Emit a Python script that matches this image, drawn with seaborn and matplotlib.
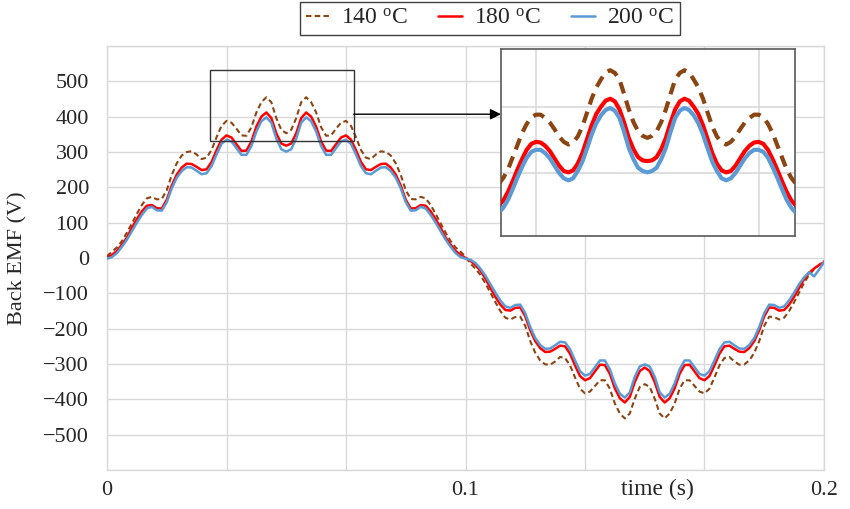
import numpy as np
import pandas as pd
import matplotlib
matplotlib.use("Agg")
import matplotlib.pyplot as plt
import matplotlib.patches as patches
import seaborn as sns

# ---------------- data ----------------
labels = ["140 $^{\\rm o}$C", "180 $^{\\rm o}$C", "200 $^{\\rm o}$C"]

# main chart samples, 0 .. 0.2 s
time_s = np.linspace(0.0, 0.2, 145)

emf_140 = [
    5, 18, 30, 48, 72, 98, 125, 150, 169, 173, 166, 167, 192, 235, 268, 290,
    300, 302, 293, 280, 284, 306, 342, 374, 388, 383, 366, 347, 346, 370, 412, 441, 455, 441, 396, 363, 353,
    363, 396, 441, 455, 441, 412, 370, 346, 347, 366, 383, 388, 374, 342, 306, 284, 280, 293, 302, 300,
    290, 268, 235, 192, 167, 166, 173, 169, 150, 125, 98, 72, 48, 30, 18, 4,
    -16, -30, -48, -72, -98, -125, -150, -169, -174, -167, -166, -192, -235, -268, -290,
    -301, -302, -293, -280, -283, -304, -338, -370, -383, -378, -362, -346, -346, -370, -412, -440, -454, -440, -398, -365, -357,
    -365, -398, -440, -454, -440, -412, -370, -346, -346, -362, -378, -383, -370, -338, -304, -283, -280, -293, -302, -301,
    -290, -268, -235, -192, -166, -167, -174, -169, -150, -125, -98, -70, -48, -32, -20, -8,
]

emf_180 = [
    0, 9, 20, 38, 58, 86, 110, 132, 148, 150, 141, 140, 165, 205, 236, 256,
    267, 266, 258, 249, 251, 272, 305, 335, 347, 341, 322, 303, 304, 330, 372, 400, 412, 396, 353, 324, 318,
    324, 353, 396, 412, 400, 372, 330, 304, 303, 322, 341, 347, 335, 305, 272, 251, 249, 258, 266, 267,
    256, 236, 205, 165, 140, 141, 150, 148, 132, 110, 86, 58, 38, 20, 9, 0,
    -8, -20, -36, -58, -85, -110, -132, -147, -149, -141, -140, -165, -204, -235, -255,
    -266, -265, -257, -248, -250, -271, -304, -334, -346, -340, -321, -302, -303, -328, -369, -397, -409, -393, -351, -320, -310,
    -320, -351, -393, -409, -397, -369, -328, -303, -302, -321, -340, -346, -334, -304, -271, -250, -248, -257, -265, -266,
    -255, -235, -204, -165, -140, -141, -149, -147, -132, -110, -85, -60, -42, -30, -20, -12,
]

emf_200 = [
    -2, 3, 14, 32, 52, 76, 100, 122, 140, 145, 135, 134, 158, 197, 227, 246,
    257, 256, 247, 237, 240, 260, 293, 323, 335, 330, 311, 292, 292, 317, 358, 387, 398, 383, 338, 308, 301,
    308, 338, 383, 398, 387, 358, 317, 292, 292, 311, 330, 335, 323, 293, 260, 240, 237, 247, 256, 257,
    246, 227, 197, 158, 134, 135, 145, 140, 122, 100, 76, 52, 32, 14, 3, -2,
    -5, -14, -30, -50, -74, -98, -120, -137, -141, -133, -132, -156, -195, -226, -246,
    -257, -256, -247, -237, -239, -258, -290, -320, -333, -328, -309, -290, -290, -315, -355, -384, -395, -380, -336, -307, -301,
    -307, -336, -380, -395, -384, -355, -315, -290, -290, -309, -328, -333, -320, -290, -258, -239, -237, -247, -256, -257,
    -246, -226, -195, -156, -132, -133, -141, -137, -120, -98, -74, -55, -40, -52, -33, -12,
]

# inset (zoomed crest) samples, read at finer spacing
inset_time_s = np.linspace(20, 52, 65) * (0.2 / 144)

inset_140 = [
    284, 293, 306, 324, 342, 360, 374, 384, 388, 388, 383, 376, 366, 355, 347, 343, 346, 355, 370, 391,
    412, 429, 441, 452, 455, 451, 441, 419, 396, 377, 363, 356, 353, 356, 363, 377, 396, 419, 441, 451,
    455, 452, 441, 429, 412, 391, 370, 355, 346, 343, 347, 355, 366, 376, 383, 388, 388, 384, 374, 360,
    342, 324, 306, 293, 284,
]
inset_180 = [
    251, 259, 272, 288, 305, 321, 335, 344, 347, 346, 341, 333, 322, 311, 303, 301, 304, 314, 330, 351,
    372, 389, 400, 409, 412, 408, 396, 376, 353, 336, 324, 319, 318, 319, 324, 336, 353, 376, 396, 408,
    412, 409, 400, 389, 372, 351, 330, 314, 304, 301, 303, 311, 322, 333, 341, 346, 347, 344, 335, 321,
    305, 288, 272, 259, 251,
]
inset_200 = [
    240, 248, 260, 276, 293, 309, 323, 332, 335, 335, 330, 322, 311, 300, 292, 289, 292, 303, 317, 337,
    358, 375, 387, 395, 398, 394, 383, 362, 338, 321, 308, 303, 301, 303, 308, 321, 338, 362, 383, 394,
    398, 395, 387, 375, 358, 337, 317, 303, 292, 289, 292, 300, 311, 322, 330, 335, 335, 332, 323, 309,
    293, 276, 260, 248, 240,
]

y_ticks = [-500, -400, -300, -200, -100, 0, 100, 200, 300, 400, 500]
x_ticks = [0.0, 0.1, 0.2]
x_tick_labels = ["0", "0.1", "0.2"]

# ---------------- style ----------------
sns.set_theme(style="white")
plt.rcParams["font.family"] = ["Liberation Serif", "DejaVu Serif"]
plt.rcParams["mathtext.fontset"] = "custom"
plt.rcParams["mathtext.rm"] = "Liberation Serif"
plt.rcParams["mathtext.it"] = "Liberation Serif:italic"

colors = ["#8B4513", "#FF0000", "#5B9BD5"]
grid_c = "#d9d9d9"

df = pd.DataFrame({
    "t": np.concatenate([time_s] * 3),
    "v": np.concatenate([emf_140, emf_180, emf_200]),
    "series": np.repeat(labels, len(time_s)),
})
df_in = pd.DataFrame({
    "t": np.concatenate([inset_time_s] * 3),
    "v": np.concatenate([inset_140, inset_180, inset_200]),
    "series": np.repeat(labels, len(inset_time_s)),
})

fig = plt.figure(figsize=(8.5, 5.09), dpi=100)
ax = fig.add_axes([0.1259, 0.0766, 0.8435, 0.833])

main_lw = {labels[0]: 1.5, labels[1]: 1.8, labels[2]: 1.8}
for lab, c in zip(labels, colors):
    sub = df[df["series"] == lab]
    ls = (0, (2.6, 1.6)) if lab == labels[0] else "-"
    sns.lineplot(data=sub, x="t", y="v", ax=ax, color=c, lw=main_lw[lab],
                 linestyle=ls, label=lab, legend=False, zorder=3)

ax.set_xlim(0, 0.2)
ax.set_ylim(-600, 600)
ax.set_yticks(y_ticks)
ax.set_yticks([-600, 600], minor=True)
ax.set_xticks(x_ticks)
ax.set_xticklabels(x_tick_labels)
ax.set_xticks([i / 30 for i in range(7)], minor=True)
ax.grid(True, which="both", color=grid_c, lw=1.0)
ax.set_axisbelow(True)
for s in ax.spines.values():
    s.set_color(grid_c)
    s.set_linewidth(1.0)
ax.tick_params(axis="both", which="both", length=0)
ax.tick_params(axis="y", pad=13, labelsize=16)
ax.tick_params(axis="x", pad=8, labelsize=16)

ax.set_ylabel("Back EMF (V)", fontsize=16)
ax.yaxis.set_label_coords(-0.124, 0.5)
ax.yaxis.label.set_va("center")
ax.set_xlabel("time (s)", fontsize=17)
ax.xaxis.set_label_coords(0.768, -0.047)
ax.xaxis.label.set_va("center")

# zoom rectangle and arrow
rect = patches.Rectangle((0.02873, 331), 0.0401, 201, fill=False,
                         ec="#333333", lw=1.0, zorder=5)
ax.add_patch(rect)
ax.annotate("", xy=(0.1099, 407), xytext=(0.06883, 407),
            arrowprops=dict(arrowstyle="-|>", color="black", lw=1.0,
                            mutation_scale=16, shrinkA=0, shrinkB=0),
            annotation_clip=False, zorder=6)

# inset
axin = fig.add_axes([0.5894, 0.5363, 0.3459, 0.3674])
axin.set_facecolor("white")
for lab, c in zip(labels, colors):
    sub = df_in[df_in["series"] == lab]
    ls = (0, (2.8, 1.8)) if lab == labels[0] else "-"
    sns.lineplot(data=sub, x="t", y="v", ax=axin, color=c, lw=3.0,
                 linestyle=ls, legend=False, zorder=3)
axin.set_xlim(0.0281, 0.0721)
axin.set_ylim(205, 487)
axin.set_xticks([1 / 30, 2 / 30])
axin.set_yticks([300, 400])
axin.set_xticklabels([])
axin.set_yticklabels([])
axin.tick_params(length=0)
axin.set_xlabel("")
axin.set_ylabel("")
axin.grid(True, color=grid_c, lw=1.2)
axin.set_axisbelow(True)
for s in axin.spines.values():
    s.set_color("#595959")
    s.set_linewidth(1.2)

# legend
handles, labs = ax.get_legend_handles_labels()
leg = fig.legend(handles, labs, loc="upper center", bbox_to_anchor=(0.576, 0.997),
                 ncol=3, fontsize=17, frameon=True, fancybox=False, framealpha=1,
                 edgecolor="#404040", handlelength=1.0, handletextpad=0.5,
                 columnspacing=1.3, borderpad=0.25, borderaxespad=0)
leg.get_frame().set_linewidth(1.0)

fig.savefig("out.png", dpi=100)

## Task description
Give again, exactly, the lines from the start of the data through the one holding "import seaborn as sns"; omit the pictures.

## Full solution
Emit a Python script that matches this image, drawn with seaborn and matplotlib.
import numpy as np
import pandas as pd
import matplotlib
matplotlib.use("Agg")
import matplotlib.pyplot as plt
import matplotlib.patches as patches
import seaborn as sns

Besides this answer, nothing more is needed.